§ **Directive**: Please transcribe the data that follows without the pictures, keeping every word the same.

§ **Collected material**:
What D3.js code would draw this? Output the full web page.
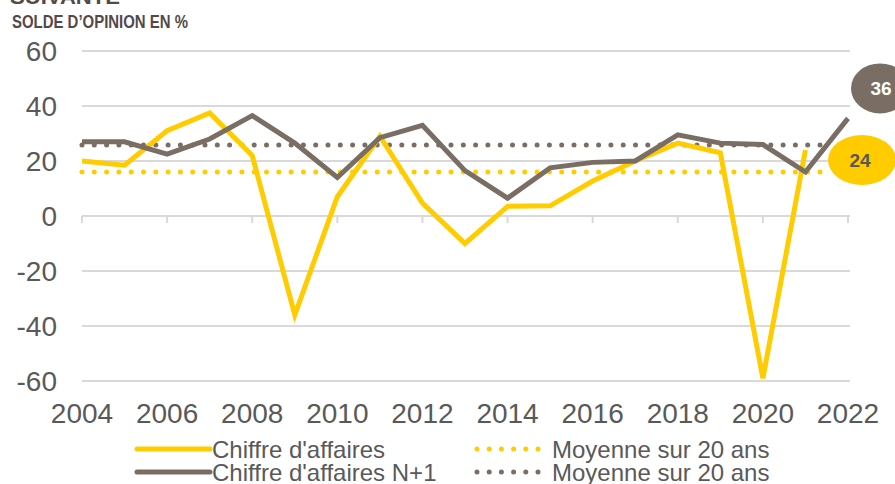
<!DOCTYPE html>
<html lang="fr">
<head>
  <meta charset="UTF-8">
  <title>Solde d'opinion</title>
  <script type="text/javascript" src="https://cdn.jsdelivr.net/npm/d3@7"></script>
  <style type="text/css">
  body {
    margin: 0;
    padding: 0;
    background: #fff;
  }
  svg {
    display: block;
    font-family: "Liberation Sans", Arial, sans-serif;
  }
  .grid line {
    stroke: #d9d9d9;
    stroke-width: 2px;
  }
  .tickLabel {
    fill: #595959;
    font-size: 28px;
  }
  .legendText {
    fill: #595959;
    font-size: 24px;
  }
  .title {
    fill: #54494a;
    font-family: "Liberation Sans Narrow", "Arial Narrow", "Liberation Sans", sans-serif;
    font-weight: bold;
  }
  </style>
</head>
<body>
  <div id="chart"></div>
</body>
<script type="text/javascript">
  // années et valeurs
  var years = [2004, 2005, 2006, 2007, 2008, 2009, 2010, 2011, 2012, 2013,
               2014, 2015, 2016, 2017, 2018, 2019, 2020, 2021, 2022];
  var chiffre = [20, 18.5, 31, 37.5, 22, -36, 7, 29, 4.7, -10,
                 3.5, 3.7, 12.7, 20, 26.5, 23, -59, 24];
  var chiffreN1 = [27, 27, 22.5, 28, 36.5, 26.5, 14, 28.5, 33, 16.5,
                   6.5, 17.5, 19.5, 20, 29.5, 26.5, 26, 16, 35.5];
  var moyChiffre = 16;
  var moyChiffreN1 = 25.8;
  var yTicks = [60, 40, 20, 0, -20, -40, -60];
  var xTicks = [2004, 2006, 2008, 2010, 2012, 2014, 2016, 2018, 2020, 2022];
  var legendLabels = ["Chiffre d'affaires", "Chiffre d'affaires N+1",
                      "Moyenne sur 20 ans", "Moyenne sur 20 ans"];

  var width = 895, height = 484;
  var yellow = '#ffcc00', grey = '#7a6e64';

  var svg = d3.select('#chart')
    .append('svg')
    .attr('width', width)
    .attr('height', height);

  var xScale = d3.scaleLinear()
    .domain([2004, 2022])
    .range([82, 848]);

  var yScale = d3.scaleLinear()
    .domain([-60, 60])
    .range([381, 51]);

  // titre (coupé en haut), police étroite simulée avec textLength
  svg.append('text')
    .attr('class', 'title')
    .attr('x', 10)
    .attr('y', 4)
    .attr('textLength', 110)
    .attr('lengthAdjust', 'spacingAndGlyphs')
    .style('font-size', '21px')
    .text('SUIVANTE');
  svg.append('text')
    .attr('class', 'title')
    .attr('x', 12)
    .attr('y', 28)
    .attr('textLength', 176)
    .attr('lengthAdjust', 'spacingAndGlyphs')
    .style('font-size', '18px')
    .text('SOLDE D\u2019OPINION EN %');

  // grille
  svg.append('g')
    .attr('class', 'grid')
    .selectAll('line')
    .data(yTicks)
    .enter()
    .append('line')
    .attr('x1', xScale(2004))
    .attr('x2', xScale(2022) + 2)
    .attr('y1', function(d){ return yScale(d); })
    .attr('y2', function(d){ return yScale(d); });

  // petites graduations sur la ligne zéro
  svg.append('g')
    .attr('class', 'grid')
    .selectAll('line')
    .data(xTicks)
    .enter()
    .append('line')
    .attr('x1', function(d){ return xScale(d); })
    .attr('x2', function(d){ return xScale(d); })
    .attr('y1', yScale(0))
    .attr('y2', yScale(0) + 7);

  // étiquettes axe y
  svg.selectAll('.yLabel')
    .data(yTicks)
    .enter()
    .append('text')
    .attr('class', 'tickLabel yLabel')
    .attr('x', 57)
    .attr('y', function(d){ return yScale(d); })
    .attr('dy', '0.36em')
    .attr('text-anchor', 'end')
    .text(function(d){ return d; });

  // étiquettes axe x
  svg.selectAll('.xLabel')
    .data(xTicks)
    .enter()
    .append('text')
    .attr('class', 'tickLabel xLabel')
    .attr('x', function(d){ return xScale(d); })
    .attr('y', 423)
    .attr('text-anchor', 'middle')
    .text(function(d){ return d; });

  // moyennes pointillées
  var lastAvgYear = 2021.5;
  function avgLine(v, color) {
    svg.append('line')
      .attr('x1', xScale(2004))
      .attr('x2', xScale(lastAvgYear))
      .attr('y1', yScale(v))
      .attr('y2', yScale(v))
      .attr('stroke', color)
      .attr('stroke-width', 5)
      .attr('stroke-linecap', 'round')
      .attr('stroke-dasharray', '0 12.3');
  }
  avgLine(moyChiffre, yellow);
  avgLine(moyChiffreN1, grey);

  var line = d3.line()
    .x(function(d, i){ return xScale(years[i]); })
    .y(function(d){ return yScale(d); });

  svg.append('path')
    .datum(chiffre)
    .attr('d', line)
    .attr('fill', 'none')
    .attr('stroke', yellow)
    .attr('stroke-width', 5);

  svg.append('path')
    .datum(chiffreN1)
    .attr('d', line)
    .attr('fill', 'none')
    .attr('stroke', grey)
    .attr('stroke-width', 5);

  // bulles de dernière valeur
  var lastC = chiffre[chiffre.length - 1];
  var lastN = chiffreN1[chiffreN1.length - 1];

  svg.append('ellipse')
    .attr('cx', xScale(2022) + 32)
    .attr('cy', yScale(lastN) - 30)
    .attr('rx', 29)
    .attr('ry', 25)
    .attr('fill', grey);
  svg.append('text')
    .attr('x', xScale(2022) + 33)
    .attr('y', yScale(lastN) - 30)
    .attr('dy', '0.36em')
    .attr('text-anchor', 'middle')
    .attr('fill', '#fff')
    .style('font-size', '19px')
    .style('font-weight', 'bold')
    .text(Math.round(lastN));

  svg.append('ellipse')
    .attr('cx', xScale(2022) + 14)
    .attr('cy', yScale(lastC) + 10)
    .attr('rx', 34)
    .attr('ry', 25)
    .attr('fill', yellow);
  svg.append('text')
    .attr('x', xScale(2022) + 12)
    .attr('y', yScale(lastC) + 10)
    .attr('dy', '0.36em')
    .attr('text-anchor', 'middle')
    .attr('fill', '#595959')
    .style('font-size', '19px')
    .style('font-weight', 'bold')
    .text(Math.round(lastC));

  // légende
  var legend = [
    {label: legendLabels[0], color: yellow, dotted: false, x: 137, y: 449},
    {label: legendLabels[1], color: grey, dotted: false, x: 137, y: 472},
    {label: legendLabels[2], color: yellow, dotted: true, x: 477, y: 449},
    {label: legendLabels[3], color: grey, dotted: true, x: 477, y: 472}
  ];

  legend.forEach(function(d){
    if (d.dotted) {
      svg.append('line')
        .attr('x1', d.x).attr('x2', d.x + 62)
        .attr('y1', d.y).attr('y2', d.y)
        .attr('stroke', d.color)
        .attr('stroke-width', 5)
        .attr('stroke-linecap', 'round')
        .attr('stroke-dasharray', '0 12.2');
    } else {
      svg.append('line')
        .attr('x1', d.x).attr('x2', d.x + 73)
        .attr('y1', d.y).attr('y2', d.y)
        .attr('stroke', d.color)
        .attr('stroke-width', 5)
        .attr('stroke-linecap', 'round');
    }
    svg.append('text')
      .attr('class', 'legendText')
      .attr('x', d.x + 75)
      .attr('y', d.y)
      .attr('dy', '0.36em')
      .text(d.label);
  });
</script>
</html>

§ **Finished task**:
What D3.js code would draw this? Output the full web page.
<!DOCTYPE html>
<html lang="fr">
<head>
  <meta charset="UTF-8">
  <title>Solde d'opinion</title>
  <script type="text/javascript" src="https://cdn.jsdelivr.net/npm/d3@7"></script>
  <style type="text/css">
  body {
    margin: 0;
    padding: 0;
    background: #fff;
  }
  svg {
    display: block;
    font-family: "Liberation Sans", Arial, sans-serif;
  }
  .grid line {
    stroke: #d9d9d9;
    stroke-width: 2px;
  }
  .tickLabel {
    fill: #595959;
    font-size: 28px;
  }
  .legendText {
    fill: #595959;
    font-size: 24px;
  }
  .title {
    fill: #54494a;
    font-family: "Liberation Sans Narrow", "Arial Narrow", "Liberation Sans", sans-serif;
    font-weight: bold;
  }
  </style>
</head>
<body>
  <div id="chart"></div>
</body>
<script type="text/javascript">
  // années et valeurs
  var years = [2004, 2005, 2006, 2007, 2008, 2009, 2010, 2011, 2012, 2013,
               2014, 2015, 2016, 2017, 2018, 2019, 2020, 2021, 2022];
  var chiffre = [20, 18.5, 31, 37.5, 22, -36, 7, 29, 4.7, -10,
                 3.5, 3.7, 12.7, 20, 26.5, 23, -59, 24];
  var chiffreN1 = [27, 27, 22.5, 28, 36.5, 26.5, 14, 28.5, 33, 16.5,
                   6.5, 17.5, 19.5, 20, 29.5, 26.5, 26, 16, 35.5];
  var moyChiffre = 16;
  var moyChiffreN1 = 25.8;
  var yTicks = [60, 40, 20, 0, -20, -40, -60];
  var xTicks = [2004, 2006, 2008, 2010, 2012, 2014, 2016, 2018, 2020, 2022];
  var legendLabels = ["Chiffre d'affaires", "Chiffre d'affaires N+1",
                      "Moyenne sur 20 ans", "Moyenne sur 20 ans"];

  var width = 895, height = 484;
  var yellow = '#ffcc00', grey = '#7a6e64';

  var svg = d3.select('#chart')
    .append('svg')
    .attr('width', width)
    .attr('height', height);

  var xScale = d3.scaleLinear()
    .domain([2004, 2022])
    .range([82, 848]);

  var yScale = d3.scaleLinear()
    .domain([-60, 60])
    .range([381, 51]);

  // titre (coupé en haut), police étroite simulée avec textLength
  svg.append('text')
    .attr('class', 'title')
    .attr('x', 10)
    .attr('y', 4)
    .attr('textLength', 110)
    .attr('lengthAdjust', 'spacingAndGlyphs')
    .style('font-size', '21px')
    .text('SUIVANTE');
  svg.append('text')
    .attr('class', 'title')
    .attr('x', 12)
    .attr('y', 28)
    .attr('textLength', 176)
    .attr('lengthAdjust', 'spacingAndGlyphs')
    .style('font-size', '18px')
    .text('SOLDE D\u2019OPINION EN %');

  // grille
  svg.append('g')
    .attr('class', 'grid')
    .selectAll('line')
    .data(yTicks)
    .enter()
    .append('line')
    .attr('x1', xScale(2004))
    .attr('x2', xScale(2022) + 2)
    .attr('y1', function(d){ return yScale(d); })
    .attr('y2', function(d){ return yScale(d); });

  // petites graduations sur la ligne zéro
  svg.append('g')
    .attr('class', 'grid')
    .selectAll('line')
    .data(xTicks)
    .enter()
    .append('line')
    .attr('x1', function(d){ return xScale(d); })
    .attr('x2', function(d){ return xScale(d); })
    .attr('y1', yScale(0))
    .attr('y2', yScale(0) + 7);

  // étiquettes axe y
  svg.selectAll('.yLabel')
    .data(yTicks)
    .enter()
    .append('text')
    .attr('class', 'tickLabel yLabel')
    .attr('x', 57)
    .attr('y', function(d){ return yScale(d); })
    .attr('dy', '0.36em')
    .attr('text-anchor', 'end')
    .text(function(d){ return d; });

  // étiquettes axe x
  svg.selectAll('.xLabel')
    .data(xTicks)
    .enter()
    .append('text')
    .attr('class', 'tickLabel xLabel')
    .attr('x', function(d){ return xScale(d); })
    .attr('y', 423)
    .attr('text-anchor', 'middle')
    .text(function(d){ return d; });

  // moyennes pointillées
  var lastAvgYear = 2021.5;
  function avgLine(v, color) {
    svg.append('line')
      .attr('x1', xScale(2004))
      .attr('x2', xScale(lastAvgYear))
      .attr('y1', yScale(v))
      .attr('y2', yScale(v))
      .attr('stroke', color)
      .attr('stroke-width', 5)
      .attr('stroke-linecap', 'round')
      .attr('stroke-dasharray', '0 12.3');
  }
  avgLine(moyChiffre, yellow);
  avgLine(moyChiffreN1, grey);

  var line = d3.line()
    .x(function(d, i){ return xScale(years[i]); })
    .y(function(d){ return yScale(d); });

  svg.append('path')
    .datum(chiffre)
    .attr('d', line)
    .attr('fill', 'none')
    .attr('stroke', yellow)
    .attr('stroke-width', 5);

  svg.append('path')
    .datum(chiffreN1)
    .attr('d', line)
    .attr('fill', 'none')
    .attr('stroke', grey)
    .attr('stroke-width', 5);

  // bulles de dernière valeur
  var lastC = chiffre[chiffre.length - 1];
  var lastN = chiffreN1[chiffreN1.length - 1];

  svg.append('ellipse')
    .attr('cx', xScale(2022) + 32)
    .attr('cy', yScale(lastN) - 30)
    .attr('rx', 29)
    .attr('ry', 25)
    .attr('fill', grey);
  svg.append('text')
    .attr('x', xScale(2022) + 33)
    .attr('y', yScale(lastN) - 30)
    .attr('dy', '0.36em')
    .attr('text-anchor', 'middle')
    .attr('fill', '#fff')
    .style('font-size', '19px')
    .style('font-weight', 'bold')
    .text(Math.round(lastN));

  svg.append('ellipse')
    .attr('cx', xScale(2022) + 14)
    .attr('cy', yScale(lastC) + 10)
    .attr('rx', 34)
    .attr('ry', 25)
    .attr('fill', yellow);
  svg.append('text')
    .attr('x', xScale(2022) + 12)
    .attr('y', yScale(lastC) + 10)
    .attr('dy', '0.36em')
    .attr('text-anchor', 'middle')
    .attr('fill', '#595959')
    .style('font-size', '19px')
    .style('font-weight', 'bold')
    .text(Math.round(lastC));

  // légende
  var legend = [
    {label: legendLabels[0], color: yellow, dotted: false, x: 137, y: 449},
    {label: legendLabels[1], color: grey, dotted: false, x: 137, y: 472},
    {label: legendLabels[2], color: yellow, dotted: true, x: 477, y: 449},
    {label: legendLabels[3], color: grey, dotted: true, x: 477, y: 472}
  ];

  legend.forEach(function(d){
    if (d.dotted) {
      svg.append('line')
        .attr('x1', d.x).attr('x2', d.x + 62)
        .attr('y1', d.y).attr('y2', d.y)
        .attr('stroke', d.color)
        .attr('stroke-width', 5)
        .attr('stroke-linecap', 'round')
        .attr('stroke-dasharray', '0 12.2');
    } else {
      svg.append('line')
        .attr('x1', d.x).attr('x2', d.x + 73)
        .attr('y1', d.y).attr('y2', d.y)
        .attr('stroke', d.color)
        .attr('stroke-width', 5)
        .attr('stroke-linecap', 'round');
    }
    svg.append('text')
      .attr('class', 'legendText')
      .attr('x', d.x + 75)
      .attr('y', d.y)
      .attr('dy', '0.36em')
      .text(d.label);
  });
</script>
</html>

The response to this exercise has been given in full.